How did I become enchanted by Native American Style Flutes?
It began in South Korea.

The early days of my life in South Korea had many challenges, with very few friends to talk to, a new language to grapple with, and a sketchy job as an English language teacher, I often felt lost and isolated.

One day a new friend of mine, Tim Sorenson, introduced me to the album The Indian Road: The Best of Native American Flute Music. I felt an instant absorption into the music. With the soft haunting tones and melodies, my emotional woes were quelled for a time.

Through the Seoul Subway I’d roam, listening to the sounds of Mary Youngblood and Laurence Laughing. I was captivated by the sound and I found a sanctuary in this new music.

It wasn’t until a few years later that I bought my first Native American Flute over the internet. The package arrived and I went straight to the echoes of my bathroom to play.

And I’ve never stopped. That flute traveled with me through Japan and India, and its sounds instilled in me a new way of being.

In time I began to wonder how I could learn the craft of the flute. I needed a teacher, so I searched for Native American Flute Makers….

About the time I was pondering how to learn the craft of Native American Flute-making, Matt Shooting Star was traveling to N.Z. I invited him to come to stay with my family in Christchurch. I told him my desire to become a flute maker someday, and to my surprise, Matt mentioned he was looking for an apprentice and that he would be pleased to consider me as a candidate.

I let Matt’s offer sink in.

A few months later I was living in his spare room and spending my days in his workshop in Northern New South Wales, Australia.

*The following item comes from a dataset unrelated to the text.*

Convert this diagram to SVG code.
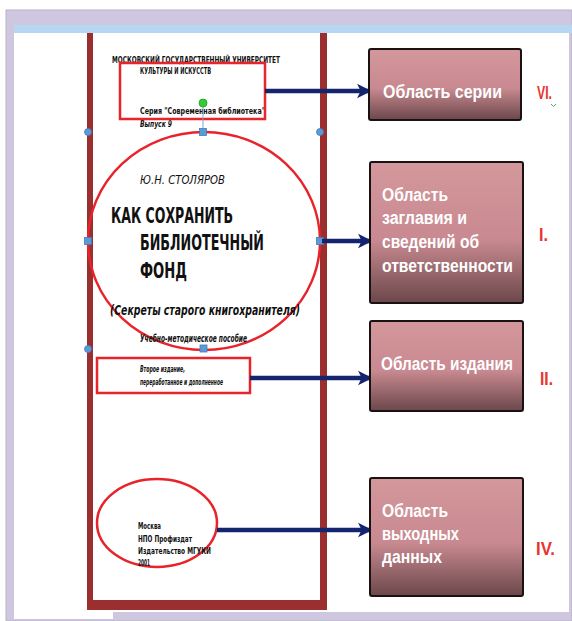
<svg xmlns="http://www.w3.org/2000/svg" width="572" height="621" viewBox="0 0 572 621">
<defs>
<linearGradient id="boxg" x1="0" y1="0" x2="0" y2="1">
<stop offset="0" stop-color="#d4979c"/>
<stop offset="0.55" stop-color="#c88a90"/>
<stop offset="1" stop-color="#6b474b"/>
</linearGradient>
<marker id="ah" viewBox="0 0 10 10" refX="9" refY="5" markerWidth="3.2" markerHeight="3.6" orient="auto" markerUnits="strokeWidth">
<path d="M0,0 L10,5 L0,10 L2.5,5 Z" fill="#14246e"/>
</marker>
<style>
.box{fill:url(#boxg);stroke:#1a1212;stroke-width:2}
.bt{font-family:"Liberation Sans",Arial,sans-serif;font-weight:bold;font-size:18px;fill:#ffffff}
.num{font-family:"Liberation Sans",Arial,sans-serif;font-weight:bold;font-size:19px;fill:#e8352f}
.conn{stroke:#14246e;stroke-width:4.5;fill:none;marker-end:url(#ah)}
.hl{fill:none;stroke:#e8232a;stroke-width:2.5}
.bk{font-family:"DejaVu Sans",sans-serif;fill:#111}
.hc{fill:#5b9bd5;stroke:#3f7fbf;stroke-width:0.8}
</style>
</defs>
<!-- window frame -->
<rect x="0" y="0" width="572" height="621" fill="#ffffff"/>
<rect x="6" y="10" width="566" height="611" fill="#cfc6e0" stroke="#b9b3c4" stroke-width="1"/>
<rect x="14" y="25" width="558" height="8" fill="#b7d6f2"/>
<rect x="14" y="33" width="555" height="579" fill="#ffffff"/>
<rect x="14" y="600" width="99" height="19" fill="#ffffff"/>

<g id="book">
<rect x="87" y="33" width="6" height="577" fill="#9b2f2f"/>
<rect x="320" y="33" width="7" height="577" fill="#9b2f2f"/>
<rect x="87" y="600" width="240" height="10" fill="#9b2f2f"/>
</g>

<g id="series-area">
<text class="bk" x="112" y="63" font-size="8" font-weight="bold" textLength="168" lengthAdjust="spacingAndGlyphs">МОСКОВСКИЙ ГОСУДАРСТВЕННЫЙ УНИВЕРСИТЕТ</text>
<text class="bk" x="140" y="74" font-size="8" font-weight="bold" textLength="71" lengthAdjust="spacingAndGlyphs">КУЛЬТУРЫ И ИСКУССТВ</text>
<text class="bk" x="140" y="114" font-size="9" font-weight="bold" textLength="125" lengthAdjust="spacingAndGlyphs">Серия "Современная библиотека"</text>
<text class="bk" x="140" y="127" font-size="8" font-weight="bold" font-style="italic" textLength="32" lengthAdjust="spacingAndGlyphs">Выпуск 9</text>
<rect class="hl" x="120" y="63" width="145" height="56"/>
</g>

<g id="title-area">
<ellipse class="hl" cx="204" cy="241" rx="116" ry="109"/>
<text class="bk" x="140" y="184" font-size="13" font-style="italic" textLength="85" lengthAdjust="spacingAndGlyphs">Ю.Н. СТОЛЯРОВ</text>
<text class="bk" x="111" y="223" font-size="21" font-weight="bold" textLength="122" lengthAdjust="spacingAndGlyphs">КАК СОХРАНИТЬ</text>
<text class="bk" x="140" y="250" font-size="21" font-weight="bold" textLength="124" lengthAdjust="spacingAndGlyphs">БИБЛИОТЕЧНЫЙ</text>
<text class="bk" x="140" y="278" font-size="21" font-weight="bold" textLength="47" lengthAdjust="spacingAndGlyphs">ФОНД</text>
<text class="bk" x="110" y="315" font-size="14" font-style="italic" font-weight="bold" textLength="190" lengthAdjust="spacingAndGlyphs">(Секреты старого книгохранителя)</text>
<text class="bk" x="140" y="342" font-size="10" font-style="italic" font-weight="bold" textLength="107" lengthAdjust="spacingAndGlyphs">Учебно-методическое пособие</text>
</g>

<g id="handles">
<line x1="203" y1="103" x2="203" y2="132" stroke="#7fa7d0" stroke-width="1"/>
<circle cx="203" cy="103" r="4" fill="#33cc33" stroke="#1f9f1f" stroke-width="0.8"/>
<circle class="hc" cx="88" cy="132" r="3.5"/>
<circle class="hc" cx="320" cy="132" r="3.5"/>
<rect class="hc" x="199.5" y="128.5" width="7" height="7"/>
<rect class="hc" x="84.5" y="237.5" width="7" height="7"/>
<rect class="hc" x="316.5" y="237.5" width="7" height="7"/>
<circle class="hc" cx="88" cy="349" r="3.5"/>
<rect class="hc" x="200" y="345" width="7" height="7"/>
</g>

<g id="edition-area">
<rect class="hl" x="97" y="358" width="153" height="35"/>
<text class="bk" x="140" y="372" font-size="8" font-style="italic" font-weight="bold" textLength="45" lengthAdjust="spacingAndGlyphs">Второе издание,</text>
<text class="bk" x="140" y="385" font-size="8" font-style="italic" font-weight="bold" textLength="83" lengthAdjust="spacingAndGlyphs">переработанное и дополненное</text>
</g>

<g id="imprint-area">
<ellipse class="hl" cx="157" cy="523" rx="60" ry="44"/>
<text class="bk" x="138" y="529" font-size="8" font-weight="bold" textLength="23" lengthAdjust="spacingAndGlyphs">Москва</text>
<text class="bk" x="138" y="542" font-size="8" font-weight="bold" textLength="54" lengthAdjust="spacingAndGlyphs">НПО Профиздат</text>
<text class="bk" x="138" y="554" font-size="8" font-weight="bold" textLength="73" lengthAdjust="spacingAndGlyphs">Издательство МГУКИ</text>
<text class="bk" x="138" y="566" font-size="8" font-weight="bold" textLength="12" lengthAdjust="spacingAndGlyphs">2001</text>
</g>

<g id="connectors">
<line class="conn" x1="265" y1="91" x2="370" y2="91"/>
<line class="conn" x1="322" y1="241" x2="371" y2="241"/>
<line class="conn" x1="250" y1="378" x2="371" y2="378"/>
<line class="conn" x1="217" y1="530" x2="371" y2="530"/>
</g>

<g id="box-series">
<rect class="box" x="369" y="49" width="152" height="71" rx="2"/>
<text class="bt" x="383" y="98" textLength="119" lengthAdjust="spacingAndGlyphs">Область серии</text>
<text class="num" x="537" y="99" textLength="15" lengthAdjust="spacingAndGlyphs">VI.</text>
<path d="M551,104 l2.5,2.5 l2.5,-2.5" fill="none" stroke="#4caf50" stroke-width="1"/>
</g>

<g id="box-title">
<rect class="box" x="370" y="162" width="153" height="141" rx="2"/>
<text class="bt" x="382" y="201" textLength="66" lengthAdjust="spacingAndGlyphs">Область</text>
<text class="bt" x="382" y="224" textLength="85" lengthAdjust="spacingAndGlyphs">заглавия и</text>
<text class="bt" x="382" y="248" textLength="97" lengthAdjust="spacingAndGlyphs">сведений об</text>
<text class="bt" x="382" y="272" textLength="131" lengthAdjust="spacingAndGlyphs">ответственности</text>
<text class="num" x="539" y="241" textLength="9" lengthAdjust="spacingAndGlyphs">I.</text>
</g>

<g id="box-edition">
<rect class="box" x="370" y="321" width="153" height="90" rx="2"/>
<text class="bt" x="381" y="370" textLength="132" lengthAdjust="spacingAndGlyphs">Область издания</text>
<text class="num" x="540" y="385" textLength="13" lengthAdjust="spacingAndGlyphs">II.</text>
</g>

<g id="box-imprint">
<rect class="box" x="370" y="478" width="153" height="118" rx="2"/>
<text class="bt" x="382" y="517" textLength="66" lengthAdjust="spacingAndGlyphs">Область</text>
<text class="bt" x="382" y="540" textLength="77" lengthAdjust="spacingAndGlyphs">выходных</text>
<text class="bt" x="382" y="563" textLength="60" lengthAdjust="spacingAndGlyphs">данных</text>
<text class="num" x="536" y="555" textLength="19" lengthAdjust="spacingAndGlyphs">IV.</text>
</g>
</svg>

Matt welcomed me with complete respect, love, and openness. He was willing to work with a guy who had never used a power tool before!

Over the months Matt continued to work alongside me, sharing all he could of his skills with tools and wood and helping me to create my own style and feel in flute craftsmanship.

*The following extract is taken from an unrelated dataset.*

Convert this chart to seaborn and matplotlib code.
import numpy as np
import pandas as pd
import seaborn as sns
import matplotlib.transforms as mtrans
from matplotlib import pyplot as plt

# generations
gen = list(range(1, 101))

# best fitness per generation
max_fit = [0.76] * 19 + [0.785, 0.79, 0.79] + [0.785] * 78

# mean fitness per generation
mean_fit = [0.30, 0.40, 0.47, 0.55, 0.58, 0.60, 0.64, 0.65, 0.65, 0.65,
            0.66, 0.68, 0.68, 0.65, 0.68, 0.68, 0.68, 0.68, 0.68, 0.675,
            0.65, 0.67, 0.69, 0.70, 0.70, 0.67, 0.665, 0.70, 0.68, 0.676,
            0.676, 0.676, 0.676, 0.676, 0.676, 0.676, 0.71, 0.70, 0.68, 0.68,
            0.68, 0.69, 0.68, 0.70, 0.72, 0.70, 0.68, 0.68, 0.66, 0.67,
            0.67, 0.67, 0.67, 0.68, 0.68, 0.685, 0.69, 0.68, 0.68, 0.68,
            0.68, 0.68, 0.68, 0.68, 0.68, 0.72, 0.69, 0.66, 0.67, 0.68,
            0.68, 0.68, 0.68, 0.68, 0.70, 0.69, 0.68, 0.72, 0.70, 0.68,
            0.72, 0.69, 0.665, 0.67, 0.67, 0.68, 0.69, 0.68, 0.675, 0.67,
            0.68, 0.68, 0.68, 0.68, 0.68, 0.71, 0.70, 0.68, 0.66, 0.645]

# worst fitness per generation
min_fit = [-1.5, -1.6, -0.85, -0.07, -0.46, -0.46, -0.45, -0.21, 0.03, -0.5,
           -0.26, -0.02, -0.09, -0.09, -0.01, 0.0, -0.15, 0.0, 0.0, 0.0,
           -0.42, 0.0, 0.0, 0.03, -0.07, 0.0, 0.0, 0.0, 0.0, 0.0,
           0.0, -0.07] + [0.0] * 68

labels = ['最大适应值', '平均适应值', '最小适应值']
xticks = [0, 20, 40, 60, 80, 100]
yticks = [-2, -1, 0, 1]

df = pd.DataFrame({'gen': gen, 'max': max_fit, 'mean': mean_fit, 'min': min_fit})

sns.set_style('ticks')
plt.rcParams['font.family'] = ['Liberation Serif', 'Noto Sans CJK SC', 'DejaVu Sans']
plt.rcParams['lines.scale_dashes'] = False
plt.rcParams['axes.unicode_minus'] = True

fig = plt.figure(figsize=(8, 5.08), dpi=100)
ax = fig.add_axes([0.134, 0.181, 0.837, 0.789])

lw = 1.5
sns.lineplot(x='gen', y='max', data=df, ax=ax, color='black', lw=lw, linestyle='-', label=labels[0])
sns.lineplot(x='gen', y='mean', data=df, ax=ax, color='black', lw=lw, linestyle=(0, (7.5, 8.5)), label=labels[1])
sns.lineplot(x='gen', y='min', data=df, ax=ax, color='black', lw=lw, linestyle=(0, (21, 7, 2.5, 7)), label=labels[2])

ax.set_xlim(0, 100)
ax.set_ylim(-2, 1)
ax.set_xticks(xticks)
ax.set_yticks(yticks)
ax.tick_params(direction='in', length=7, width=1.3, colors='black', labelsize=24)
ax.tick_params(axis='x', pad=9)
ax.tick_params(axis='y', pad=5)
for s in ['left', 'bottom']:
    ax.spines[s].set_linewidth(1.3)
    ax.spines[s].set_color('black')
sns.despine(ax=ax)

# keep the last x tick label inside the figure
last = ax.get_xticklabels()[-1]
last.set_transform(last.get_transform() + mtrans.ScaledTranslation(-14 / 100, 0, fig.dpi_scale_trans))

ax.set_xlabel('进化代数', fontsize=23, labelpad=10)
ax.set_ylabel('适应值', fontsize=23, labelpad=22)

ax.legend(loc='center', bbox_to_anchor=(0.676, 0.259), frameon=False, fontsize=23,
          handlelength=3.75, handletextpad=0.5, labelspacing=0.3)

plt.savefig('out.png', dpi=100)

Matt’s generosity and enthusiasm allowed me to realize my dream as he set me on the ever-unfolding road of the flute-maker.

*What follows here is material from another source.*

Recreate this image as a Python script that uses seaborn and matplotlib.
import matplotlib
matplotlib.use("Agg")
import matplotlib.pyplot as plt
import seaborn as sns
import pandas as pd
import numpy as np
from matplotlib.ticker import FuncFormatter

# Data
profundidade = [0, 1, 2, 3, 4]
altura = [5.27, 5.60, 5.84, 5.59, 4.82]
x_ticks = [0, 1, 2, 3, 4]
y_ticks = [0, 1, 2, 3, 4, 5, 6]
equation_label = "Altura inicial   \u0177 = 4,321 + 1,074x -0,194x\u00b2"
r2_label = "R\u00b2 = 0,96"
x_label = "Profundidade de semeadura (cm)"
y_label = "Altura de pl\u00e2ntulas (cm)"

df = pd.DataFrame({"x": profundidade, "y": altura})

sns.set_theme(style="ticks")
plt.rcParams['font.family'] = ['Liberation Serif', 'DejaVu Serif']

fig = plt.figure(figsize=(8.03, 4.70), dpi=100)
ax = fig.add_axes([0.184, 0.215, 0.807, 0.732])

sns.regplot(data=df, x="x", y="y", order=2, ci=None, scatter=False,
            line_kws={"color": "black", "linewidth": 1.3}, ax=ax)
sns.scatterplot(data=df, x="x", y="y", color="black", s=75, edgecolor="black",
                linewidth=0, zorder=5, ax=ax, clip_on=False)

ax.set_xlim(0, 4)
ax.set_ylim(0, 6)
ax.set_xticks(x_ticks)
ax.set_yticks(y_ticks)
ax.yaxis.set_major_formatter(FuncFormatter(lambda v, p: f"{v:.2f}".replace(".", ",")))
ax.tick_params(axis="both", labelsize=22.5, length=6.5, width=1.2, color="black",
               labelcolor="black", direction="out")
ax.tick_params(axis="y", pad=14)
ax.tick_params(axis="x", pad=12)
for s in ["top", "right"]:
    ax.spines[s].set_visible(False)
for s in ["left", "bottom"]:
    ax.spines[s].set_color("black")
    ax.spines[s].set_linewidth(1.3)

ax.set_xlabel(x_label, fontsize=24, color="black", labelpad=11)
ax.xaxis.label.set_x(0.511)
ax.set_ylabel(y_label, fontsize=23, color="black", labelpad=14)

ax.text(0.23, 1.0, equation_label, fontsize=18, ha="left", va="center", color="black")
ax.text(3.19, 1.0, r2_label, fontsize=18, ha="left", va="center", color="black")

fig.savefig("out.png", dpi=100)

After Australia I traveled to California to meet Guillermo Martinez, one of the master craftspeople in Native American Style Flute-making.

Guillermo is of the Tarascan people, of Michoacan state in central Mexico and has dedicated more than 20 years to the craft of woodwork and musical instruments. He studied under true masters of flute craft, learning both traditional clay flute forms and modern NASF craft, of which he has been an important innovator.

I remembered Guillermo saying on the phone when I asked if he was interested in taking on an apprentice;

“Ok come by and stay for a week, we’ll see how it goes”. That week raced by and continued for another five months.

Guillermo opened his life, home, family, craft, and adventures to me. I will be forever grateful for this.

During my stay in the USA, I was lucky enough to meet two of the inspirational musicians that I listened to on that album many years ago, The Indian Road. On my way to meet Guillermo, I attended the Georgetown Nature Festival, as Mary Youngblood was in the performers’ line up. The day after her concert, I scheduled a time to meet her, and we shared stories, played together, and she even helped me find my lost car keys (they were locked in the boot)! Mary Youngblood is a seminal figure in the Native American Style Flute community, it was an honor and inspiration to meet with her along my flute journey.

The Georgetown vortex of synchronicities grew, and shortly after, I connected with Lawrence Laughing, one of the other musicians who featured on that fated album from my time in South Korea. How he and I came to meet is not something I will ever understand…destinies collided again in Georgetown, as we played on the radio together and he sang my favourite song for me, “Eagle come pray for me”.

For the rest of my time in the USA, I maintained my connection with Georgetown, and still have strong ties to that small country town. My seven months in the USA brought me close to people and places that inspired me on a spiritual and practical level, and these connections have fostered the growth I’m experiencing now with Southern Cross Flutes.